YouTube information
- Channel: Super Simple Songs - Kids Songs;
- Years active: 2006–present
- Genres: Education; nursery rhymes;
- Subscribers: 46.9 million
- Views: 64.06 billion
- Website: supersimple.com

= Super Simple Songs =

Canadian YouTube channel

Super Simple Songs is a Canadian YouTube channel and streaming media show created by Devon Thagard and Troy McDonald which publishes animated videos of both traditional nursery rhymes and their own original children's songs. On 30 April, 2021, it became the 105th most-subscribed YouTube channel in the world, the second most-subscribed YouTube channel in Canada after Justin Bieber, with 41.4 million subscribers, the 23rd most-viewed YouTube channel in the world, and the most-viewed YouTube channel in Canada, with 49.7 billion views. The channel has spun off many successful IPs, including but not limited to Noodle & Pals, Rhymington Square and other song series (like Finny The Shark and The Roundabouts).

== History ==
Super Simple Songs was started on 8 September 2006 by teachers of a small English school in Japan. They created their own songs in place of children's songs that were too complex and difficult to be used in teaching. After increasing in popularity from other teachers, they released their first CD. At some point, Super Simple Songs began uploading videos to YouTube. They originally uploaded videos of teaching tips for teachers on how to use their songs in the classroom. They started uploading videos just for kids after realizing that kids were also watching the teaching tips.

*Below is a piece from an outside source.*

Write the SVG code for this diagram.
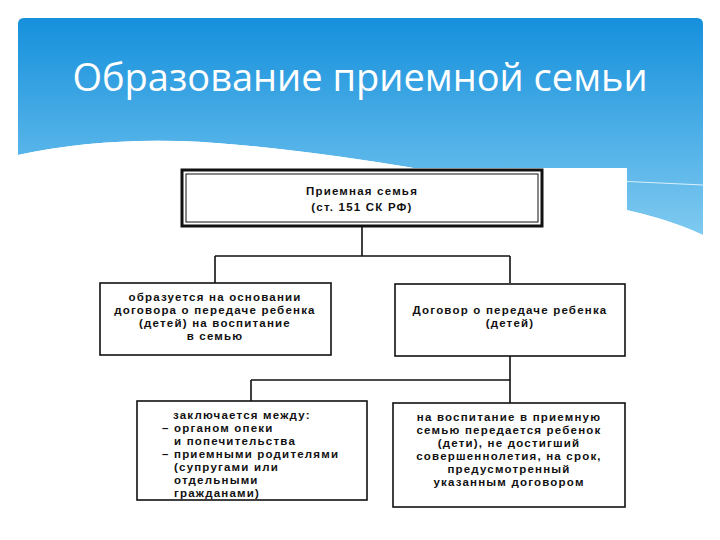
<svg xmlns="http://www.w3.org/2000/svg" width="720" height="540" viewBox="0 0 720 540">
<defs>
<linearGradient id="bg" x1="0" y1="0" x2="0" y2="1">
<stop offset="0" stop-color="#1590dc"/><stop offset="1" stop-color="#7fcaf0"/>
</linearGradient>
<style>
.box{fill:#fff;stroke:#111;stroke-width:1.6}
.t{font-family:"Liberation Sans",Arial,sans-serif;font-weight:bold;font-size:11.5px;letter-spacing:1.2px;fill:#111}
.c{stroke:#111;stroke-width:1.6;fill:none}
</style>
</defs>
<rect width="720" height="540" fill="#fff"/>
<path d="M24,18 H697 Q703,18 703,24 V235 Q660,215 600,205 Q400,160 240,145 Q120,133 18,155 V24 Q18,18 24,18 Z" fill="url(#bg)"/>
<path d="M18,155 Q120,133 240,145 Q400,160 600,205 Q660,215 703,235 V250 Q640,225 560,210 Q380,175 230,160 Q110,152 18,170 Z" fill="#fff"/>
<path d="M240,188 Q420,170 703,185" stroke="#d8f0fb" stroke-width="1" fill="none"/>
<text x="360" y="91" text-anchor="middle" font-family="'Open Sans','Noto Sans',sans-serif" font-size="38" fill="#fff">Образование приемной семьи</text>
<rect x="180" y="168" width="447" height="350" fill="#fff"/>
<g id="connectors">
<path class="c" d="M362,226 V256 M215,256 H510 M215,256 V283 M510,256 V283 M510,356 V380 M251,380 H510 M251,380 V401 M510,380 V403"/>
</g>
<g id="n1">
<rect x="182" y="170" width="360" height="56" fill="#fff" stroke="#111" stroke-width="3"/>
<rect x="186" y="174" width="352" height="48" fill="none" stroke="#111" stroke-width="1"/>
<text class="t" x="362" y="195" text-anchor="middle">Приемная семья</text>
<text class="t" x="362" y="211" text-anchor="middle">(ст. 151 СК РФ)</text>
</g>
<g id="n2">
<rect class="box" x="100" y="283" width="231" height="72"/>
<text class="t" text-anchor="middle"><tspan x="215" y="301">образуется на основании</tspan><tspan x="215" y="314">договора о передаче ребенка</tspan><tspan x="215" y="327">(детей) на воспитание</tspan><tspan x="215" y="340">в семью</tspan></text>
</g>
<g id="n3">
<rect class="box" x="395" y="284" width="230" height="72"/>
<text class="t" text-anchor="middle"><tspan x="510" y="314">Договор о передаче ребенка</tspan><tspan x="510" y="327">(детей)</tspan></text>
</g>
<g id="n4">
<rect class="box" x="137" y="401" width="230" height="99"/>
<text class="t"><tspan x="173" y="419">заключается между:</tspan><tspan x="162" y="432">– органом опеки</tspan><tspan x="174" y="445">и попечительства</tspan><tspan x="162" y="458">– приемными родителями</tspan><tspan x="174" y="471">(супругами или</tspan><tspan x="174" y="484">отдельными</tspan><tspan x="174" y="497">гражданами)</tspan></text>
</g>
<g id="n5">
<rect class="box" x="393" y="403" width="232" height="104"/>
<text class="t" text-anchor="middle"><tspan x="509" y="421">на воспитание в приемную</tspan><tspan x="509" y="434">семью передается ребенок</tspan><tspan x="509" y="447">(дети), не достигший</tspan><tspan x="509" y="460">совершеннолетия, на срок,</tspan><tspan x="509" y="473">предусмотренный</tspan><tspan x="509" y="486">указанным договором</tspan></text>
</g>
</svg>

Since 2006, Super Simple has been run by Toronto-based creative studio Skyship Entertainment. In March 2012, Moho Animation Corp. and Sesame Street's Skyship Studios Company announced a content sharing partnership. Super Simple announced a collaboration with The Wiggles in December 2018. In September 2020, Super Simple Songs signed a deal with Warner Music Group's Arts Music division and Warner Chappell Music. At the time, it was ranked as the 36th biggest YouTube channel with 133.4m weekly views, 24.6 million subscribers and 22.8bn lifetime views.

The channel's content is now available through a dedicated mobile app, Amazon Prime Video, and other platforms. In February 2023, Super Simple launched the Super Simple Podcast for children.